─── DATA BLOCK ───

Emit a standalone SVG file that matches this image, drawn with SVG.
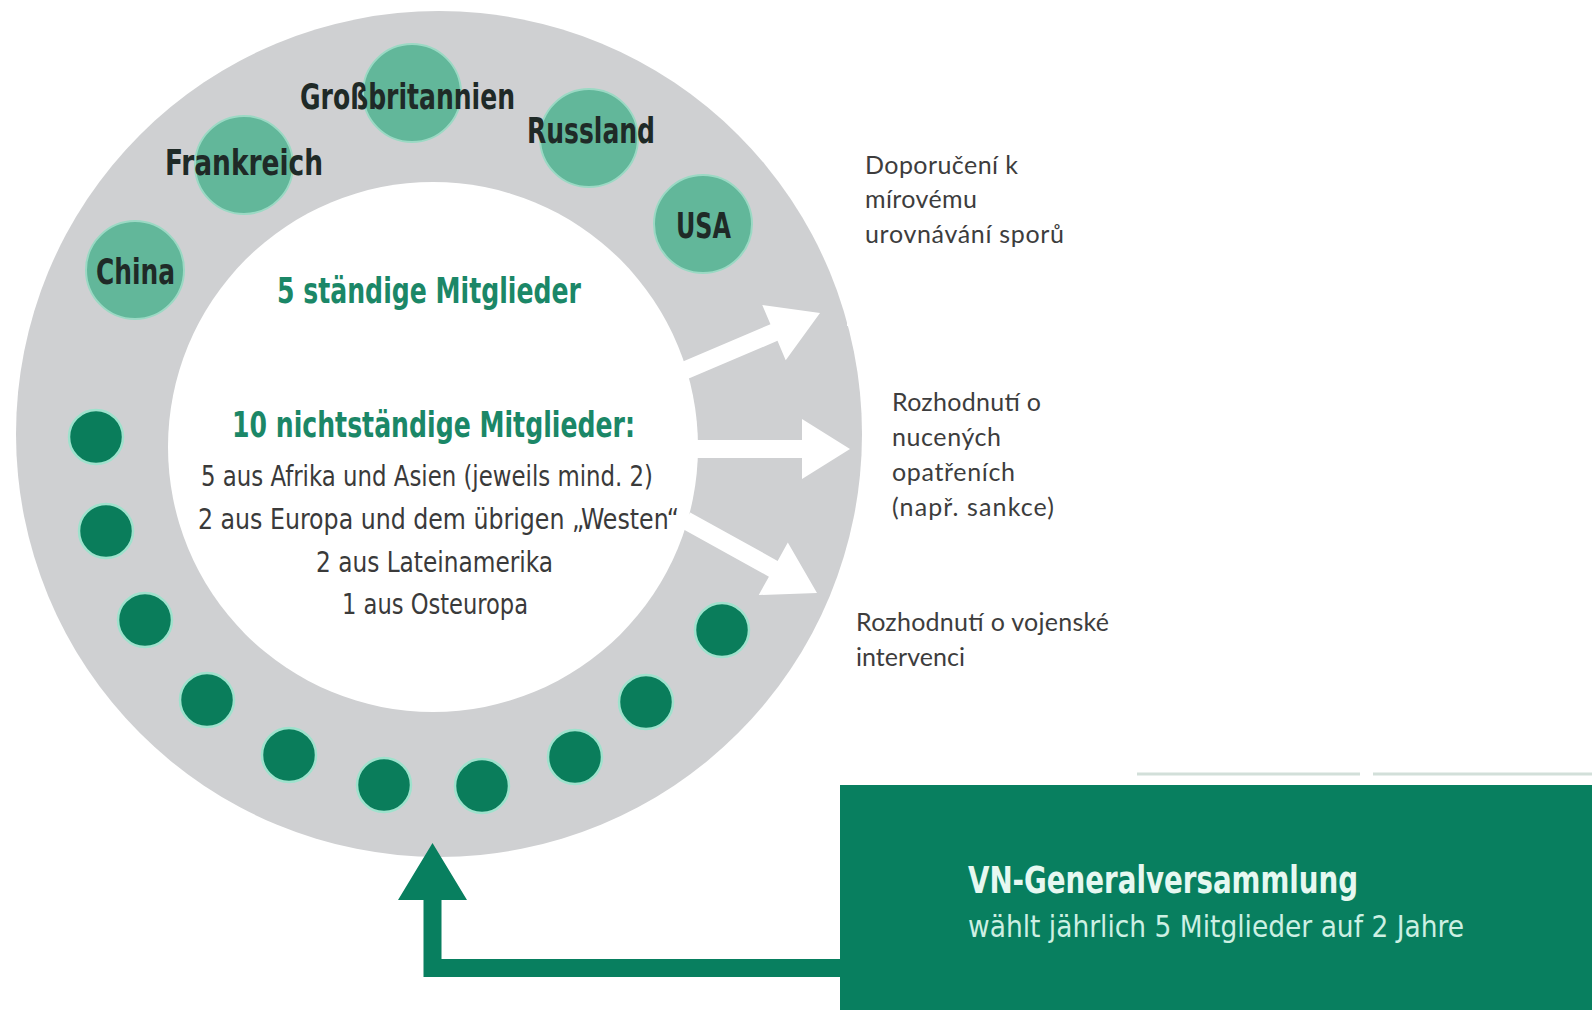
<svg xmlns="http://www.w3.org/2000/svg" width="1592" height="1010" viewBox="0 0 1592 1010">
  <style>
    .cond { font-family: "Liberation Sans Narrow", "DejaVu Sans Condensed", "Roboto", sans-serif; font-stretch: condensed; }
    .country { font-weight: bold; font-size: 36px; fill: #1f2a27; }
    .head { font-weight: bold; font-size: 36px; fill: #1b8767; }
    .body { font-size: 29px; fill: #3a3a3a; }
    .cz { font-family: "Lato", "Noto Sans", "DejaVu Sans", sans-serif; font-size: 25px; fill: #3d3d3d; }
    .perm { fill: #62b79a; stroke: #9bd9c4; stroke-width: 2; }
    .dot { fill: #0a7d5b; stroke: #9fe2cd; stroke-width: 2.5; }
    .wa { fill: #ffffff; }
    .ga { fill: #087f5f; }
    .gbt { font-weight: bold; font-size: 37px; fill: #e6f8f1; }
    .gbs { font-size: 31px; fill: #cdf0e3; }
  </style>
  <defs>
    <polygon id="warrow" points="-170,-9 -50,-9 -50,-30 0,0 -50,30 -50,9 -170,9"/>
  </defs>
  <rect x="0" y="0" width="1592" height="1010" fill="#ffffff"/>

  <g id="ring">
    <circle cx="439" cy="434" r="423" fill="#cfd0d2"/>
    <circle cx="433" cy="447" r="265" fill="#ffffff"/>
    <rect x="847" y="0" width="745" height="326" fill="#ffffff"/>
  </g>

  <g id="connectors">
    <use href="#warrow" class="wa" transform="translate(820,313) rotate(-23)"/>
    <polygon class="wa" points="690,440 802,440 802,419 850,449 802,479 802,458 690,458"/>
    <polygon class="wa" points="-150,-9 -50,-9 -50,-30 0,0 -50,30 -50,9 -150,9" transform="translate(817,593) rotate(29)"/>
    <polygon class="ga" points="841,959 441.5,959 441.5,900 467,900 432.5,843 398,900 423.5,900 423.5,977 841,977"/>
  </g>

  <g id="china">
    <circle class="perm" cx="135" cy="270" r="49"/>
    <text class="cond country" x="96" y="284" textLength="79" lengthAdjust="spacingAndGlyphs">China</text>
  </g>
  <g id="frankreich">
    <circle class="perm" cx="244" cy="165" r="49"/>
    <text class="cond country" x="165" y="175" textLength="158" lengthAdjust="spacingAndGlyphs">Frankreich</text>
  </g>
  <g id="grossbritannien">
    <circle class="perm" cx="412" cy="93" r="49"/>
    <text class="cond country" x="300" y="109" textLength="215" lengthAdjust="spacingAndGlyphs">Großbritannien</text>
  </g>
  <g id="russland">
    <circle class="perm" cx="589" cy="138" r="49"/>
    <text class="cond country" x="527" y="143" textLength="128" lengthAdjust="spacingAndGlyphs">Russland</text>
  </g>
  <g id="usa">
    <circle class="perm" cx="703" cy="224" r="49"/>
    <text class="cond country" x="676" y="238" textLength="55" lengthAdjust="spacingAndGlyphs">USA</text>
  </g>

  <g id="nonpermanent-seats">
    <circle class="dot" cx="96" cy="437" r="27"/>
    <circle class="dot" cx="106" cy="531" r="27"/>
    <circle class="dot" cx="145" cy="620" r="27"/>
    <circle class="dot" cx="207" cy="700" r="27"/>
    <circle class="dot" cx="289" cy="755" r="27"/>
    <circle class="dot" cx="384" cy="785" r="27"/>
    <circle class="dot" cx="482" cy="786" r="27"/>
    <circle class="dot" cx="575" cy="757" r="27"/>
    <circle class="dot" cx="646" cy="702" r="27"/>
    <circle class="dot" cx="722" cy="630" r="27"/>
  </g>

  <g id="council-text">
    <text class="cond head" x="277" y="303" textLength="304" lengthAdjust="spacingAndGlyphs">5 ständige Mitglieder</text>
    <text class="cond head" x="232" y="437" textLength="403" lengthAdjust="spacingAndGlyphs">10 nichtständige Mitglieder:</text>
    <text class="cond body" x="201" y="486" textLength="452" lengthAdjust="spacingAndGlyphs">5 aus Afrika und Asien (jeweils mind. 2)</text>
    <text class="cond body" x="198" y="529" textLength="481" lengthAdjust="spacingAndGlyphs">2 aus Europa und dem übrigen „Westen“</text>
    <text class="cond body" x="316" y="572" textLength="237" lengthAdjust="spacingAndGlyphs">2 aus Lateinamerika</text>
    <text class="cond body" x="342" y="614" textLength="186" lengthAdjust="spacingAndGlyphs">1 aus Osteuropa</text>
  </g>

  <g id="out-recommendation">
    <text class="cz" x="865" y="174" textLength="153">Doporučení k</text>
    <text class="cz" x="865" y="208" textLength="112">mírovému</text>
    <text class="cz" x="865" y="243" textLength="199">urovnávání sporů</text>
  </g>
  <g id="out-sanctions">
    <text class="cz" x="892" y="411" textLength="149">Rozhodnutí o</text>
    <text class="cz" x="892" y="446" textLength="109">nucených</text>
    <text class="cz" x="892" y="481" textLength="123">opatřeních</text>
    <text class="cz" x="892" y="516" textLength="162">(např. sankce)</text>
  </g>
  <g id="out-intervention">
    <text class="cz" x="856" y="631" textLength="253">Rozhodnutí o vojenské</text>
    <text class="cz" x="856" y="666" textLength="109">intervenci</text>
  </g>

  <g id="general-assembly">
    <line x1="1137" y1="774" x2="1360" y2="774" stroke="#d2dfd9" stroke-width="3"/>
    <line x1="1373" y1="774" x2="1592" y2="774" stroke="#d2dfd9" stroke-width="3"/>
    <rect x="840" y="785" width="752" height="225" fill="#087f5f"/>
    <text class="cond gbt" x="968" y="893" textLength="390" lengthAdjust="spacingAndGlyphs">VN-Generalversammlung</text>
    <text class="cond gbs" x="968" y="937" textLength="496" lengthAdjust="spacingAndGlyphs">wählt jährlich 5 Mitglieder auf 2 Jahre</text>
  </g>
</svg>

───

Except for the pictures, give all the material above again verbatim.

→ REPLY:
Emit a standalone SVG file that matches this image, drawn with SVG.
<svg xmlns="http://www.w3.org/2000/svg" width="1592" height="1010" viewBox="0 0 1592 1010">
  <style>
    .cond { font-family: "Liberation Sans Narrow", "DejaVu Sans Condensed", "Roboto", sans-serif; font-stretch: condensed; }
    .country { font-weight: bold; font-size: 36px; fill: #1f2a27; }
    .head { font-weight: bold; font-size: 36px; fill: #1b8767; }
    .body { font-size: 29px; fill: #3a3a3a; }
    .cz { font-family: "Lato", "Noto Sans", "DejaVu Sans", sans-serif; font-size: 25px; fill: #3d3d3d; }
    .perm { fill: #62b79a; stroke: #9bd9c4; stroke-width: 2; }
    .dot { fill: #0a7d5b; stroke: #9fe2cd; stroke-width: 2.5; }
    .wa { fill: #ffffff; }
    .ga { fill: #087f5f; }
    .gbt { font-weight: bold; font-size: 37px; fill: #e6f8f1; }
    .gbs { font-size: 31px; fill: #cdf0e3; }
  </style>
  <defs>
    <polygon id="warrow" points="-170,-9 -50,-9 -50,-30 0,0 -50,30 -50,9 -170,9"/>
  </defs>
  <rect x="0" y="0" width="1592" height="1010" fill="#ffffff"/>

  <g id="ring">
    <circle cx="439" cy="434" r="423" fill="#cfd0d2"/>
    <circle cx="433" cy="447" r="265" fill="#ffffff"/>
    <rect x="847" y="0" width="745" height="326" fill="#ffffff"/>
  </g>

  <g id="connectors">
    <use href="#warrow" class="wa" transform="translate(820,313) rotate(-23)"/>
    <polygon class="wa" points="690,440 802,440 802,419 850,449 802,479 802,458 690,458"/>
    <polygon class="wa" points="-150,-9 -50,-9 -50,-30 0,0 -50,30 -50,9 -150,9" transform="translate(817,593) rotate(29)"/>
    <polygon class="ga" points="841,959 441.5,959 441.5,900 467,900 432.5,843 398,900 423.5,900 423.5,977 841,977"/>
  </g>

  <g id="china">
    <circle class="perm" cx="135" cy="270" r="49"/>
    <text class="cond country" x="96" y="284" textLength="79" lengthAdjust="spacingAndGlyphs">China</text>
  </g>
  <g id="frankreich">
    <circle class="perm" cx="244" cy="165" r="49"/>
    <text class="cond country" x="165" y="175" textLength="158" lengthAdjust="spacingAndGlyphs">Frankreich</text>
  </g>
  <g id="grossbritannien">
    <circle class="perm" cx="412" cy="93" r="49"/>
    <text class="cond country" x="300" y="109" textLength="215" lengthAdjust="spacingAndGlyphs">Großbritannien</text>
  </g>
  <g id="russland">
    <circle class="perm" cx="589" cy="138" r="49"/>
    <text class="cond country" x="527" y="143" textLength="128" lengthAdjust="spacingAndGlyphs">Russland</text>
  </g>
  <g id="usa">
    <circle class="perm" cx="703" cy="224" r="49"/>
    <text class="cond country" x="676" y="238" textLength="55" lengthAdjust="spacingAndGlyphs">USA</text>
  </g>

  <g id="nonpermanent-seats">
    <circle class="dot" cx="96" cy="437" r="27"/>
    <circle class="dot" cx="106" cy="531" r="27"/>
    <circle class="dot" cx="145" cy="620" r="27"/>
    <circle class="dot" cx="207" cy="700" r="27"/>
    <circle class="dot" cx="289" cy="755" r="27"/>
    <circle class="dot" cx="384" cy="785" r="27"/>
    <circle class="dot" cx="482" cy="786" r="27"/>
    <circle class="dot" cx="575" cy="757" r="27"/>
    <circle class="dot" cx="646" cy="702" r="27"/>
    <circle class="dot" cx="722" cy="630" r="27"/>
  </g>

  <g id="council-text">
    <text class="cond head" x="277" y="303" textLength="304" lengthAdjust="spacingAndGlyphs">5 ständige Mitglieder</text>
    <text class="cond head" x="232" y="437" textLength="403" lengthAdjust="spacingAndGlyphs">10 nichtständige Mitglieder:</text>
    <text class="cond body" x="201" y="486" textLength="452" lengthAdjust="spacingAndGlyphs">5 aus Afrika und Asien (jeweils mind. 2)</text>
    <text class="cond body" x="198" y="529" textLength="481" lengthAdjust="spacingAndGlyphs">2 aus Europa und dem übrigen „Westen“</text>
    <text class="cond body" x="316" y="572" textLength="237" lengthAdjust="spacingAndGlyphs">2 aus Lateinamerika</text>
    <text class="cond body" x="342" y="614" textLength="186" lengthAdjust="spacingAndGlyphs">1 aus Osteuropa</text>
  </g>

  <g id="out-recommendation">
    <text class="cz" x="865" y="174" textLength="153">Doporučení k</text>
    <text class="cz" x="865" y="208" textLength="112">mírovému</text>
    <text class="cz" x="865" y="243" textLength="199">urovnávání sporů</text>
  </g>
  <g id="out-sanctions">
    <text class="cz" x="892" y="411" textLength="149">Rozhodnutí o</text>
    <text class="cz" x="892" y="446" textLength="109">nucených</text>
    <text class="cz" x="892" y="481" textLength="123">opatřeních</text>
    <text class="cz" x="892" y="516" textLength="162">(např. sankce)</text>
  </g>
  <g id="out-intervention">
    <text class="cz" x="856" y="631" textLength="253">Rozhodnutí o vojenské</text>
    <text class="cz" x="856" y="666" textLength="109">intervenci</text>
  </g>

  <g id="general-assembly">
    <line x1="1137" y1="774" x2="1360" y2="774" stroke="#d2dfd9" stroke-width="3"/>
    <line x1="1373" y1="774" x2="1592" y2="774" stroke="#d2dfd9" stroke-width="3"/>
    <rect x="840" y="785" width="752" height="225" fill="#087f5f"/>
    <text class="cond gbt" x="968" y="893" textLength="390" lengthAdjust="spacingAndGlyphs">VN-Generalversammlung</text>
    <text class="cond gbs" x="968" y="937" textLength="496" lengthAdjust="spacingAndGlyphs">wählt jährlich 5 Mitglieder auf 2 Jahre</text>
  </g>
</svg>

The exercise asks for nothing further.